(WHAT IS NEEDED) Locate each line with the string "matplotlib" in the listing below and copy it.

(SUPPLIED DATA)
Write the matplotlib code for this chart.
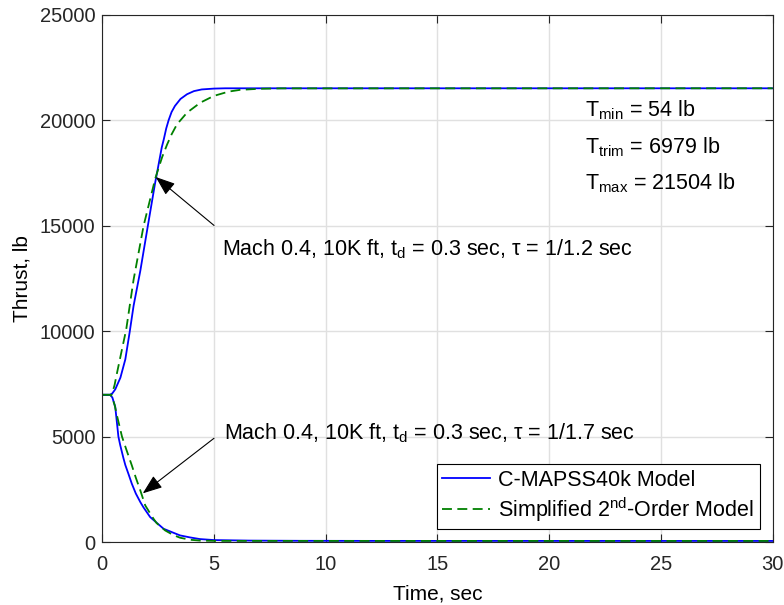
import matplotlib.pyplot as plt

plt.rcParams['font.family'] = ['Liberation Sans', 'DejaVu Sans']
plt.rcParams['mathtext.fontset'] = 'custom'
plt.rcParams['mathtext.rm'] = 'Liberation Sans'
plt.rcParams['mathtext.it'] = 'Liberation Sans:italic'
plt.rcParams['mathtext.default'] = 'regular'

# step up (Mach 0.4, tau = 1/1.2 sec)
up_t_cm = [0, 0.35, 0.45, 0.58, 0.81, 1.03, 1.22, 1.40, 1.70, 2.04, 2.36, 2.48,
           2.66, 2.75, 2.86, 2.97, 3.10, 3.25, 3.50, 3.79, 4.10, 4.45, 5.0, 5.5, 30]
up_cm = [6979, 6979, 7050, 7240, 7792, 8660, 9921, 11200, 12850, 15000, 17000, 17673,
         18700, 19079, 19600, 20000, 20380, 20667, 21000, 21222, 21370, 21450, 21490,
         21504, 21504]
up_t_so = [0, 0.35, 0.43, 0.55, 0.66, 0.88, 1.07, 1.40, 1.85, 2.37, 2.45, 2.68, 2.90,
           3.10, 3.34, 3.79, 4.39, 4.99, 5.66, 6.16, 7.0, 8.0, 30]
up_so = [6979, 6979, 7000, 7450, 8028, 9132, 10079, 12437, 15000, 17230, 17500, 18250,
         18841, 19320, 19794, 20349, 20825, 21143, 21349, 21429, 21480, 21500, 21504]

# step down (Mach 0.4, tau = 1/1.7 sec)
dn_t_cm = [0, 0.35, 0.45, 0.58, 0.72, 0.80, 0.94, 1.03, 1.18, 1.32, 1.50, 1.70, 1.84,
           2.14, 2.43, 2.74, 3.18, 3.48, 3.93, 4.37, 5.0, 6.6, 8.8, 12, 30]
dn_cm = [6979, 6979, 6850, 6400, 5000, 4600, 4000, 3650, 3200, 2767, 2300, 1897, 1650,
         1186, 918, 632, 443, 316, 220, 142, 95, 70, 60, 56, 54]
dn_t_so = [0, 0.35, 0.43, 0.55, 0.66, 0.88, 1.07, 1.32, 1.50, 1.70, 1.92, 2.0, 2.29,
           2.43, 2.81, 3.18, 3.48, 3.93, 4.37, 5.1, 30]
dn_so = [6979, 6979, 6900, 6500, 5978, 5000, 4400, 3636, 3050, 2450, 1739, 1600, 1107,
         900, 553, 332, 206, 110, 70, 56, 54]

fig = plt.figure(figsize=(7.84, 6.05), dpi=100)
ax = fig.add_axes([0.1305, 0.104, 0.855, 0.872])

ax.plot(up_t_cm, up_cm, color='#0000ff', lw=1.3, label='C-MAPSS40k Model')
ax.plot(up_t_so, up_so, color='#008000', lw=1.3, ls=(0, (5.5, 3)),
        label=r'Simplified 2$^{\mathrm{nd}}$-Order Model')
ax.plot(dn_t_cm, dn_cm, color='#0000ff', lw=1.3)
ax.plot(dn_t_so, dn_so, color='#008000', lw=1.3, ls=(0, (5.5, 3)))

ax.set_xlim(0, 30)
ax.set_ylim(0, 25000)
ax.set_xticks(range(0, 31, 5))
ax.set_yticks(range(0, 25001, 5000))
ax.grid(True, color='#e0e0e0', lw=1)
ax.set_axisbelow(True)
ax.tick_params(direction='in', top=True, right=True, labelsize=14.5,
               colors='#262626', length=6)
ax.tick_params(axis='x', pad=9)
ax.tick_params(axis='y', pad=5)
for s in ax.spines.values():
    s.set_color('#262626')
ax.set_xlabel('Time, sec', fontsize=15, labelpad=8)
ax.set_ylabel('Thrust, lb', fontsize=15, labelpad=6)

arrow = dict(arrowstyle='-|>,head_length=0.8,head_width=0.3', color='black',
             lw=0.8, mutation_scale=15, shrinkA=0, shrinkB=0)
ax.annotate('', xy=(2.39, 17300), xytext=(5.0, 15005), arrowprops=arrow)
ax.annotate('', xy=(1.81, 2310), xytext=(5.0, 4920), arrowprops=arrow)
ax.text(5.35, 13570, r'Mach 0.4, 10K ft, t$_d$ = 0.3 sec, $\tau$ = 1/1.2 sec',
        fontsize=15.5, va='baseline')
ax.text(5.45, 4870, r'Mach 0.4, 10K ft, t$_d$ = 0.3 sec, $\tau$ = 1/1.7 sec',
        fontsize=15.5, va='baseline')

ax.text(21.6, 20150, r'T$_{\mathrm{min}}$ = 54 lb', fontsize=15.5, va='baseline')
ax.text(21.6, 18440, r'T$_{\mathrm{trim}}$ = 6979 lb', fontsize=15.5, va='baseline')
ax.text(21.6, 16730, r'T$_{\mathrm{max}}$ = 21504 lb', fontsize=15.5, va='baseline')

leg = ax.legend(loc='lower right', fontsize=15.5, handlelength=2.2, fancybox=False,
                framealpha=1, edgecolor='black', borderaxespad=0.6,
                borderpad=0.25, labelspacing=0.2, handletextpad=0.4)
leg.get_frame().set_linewidth(0.8)

fig.savefig('out.png', dpi=100)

(WRITTEN RESPONSE)
Write the matplotlib code for this chart.
import matplotlib.pyplot as plt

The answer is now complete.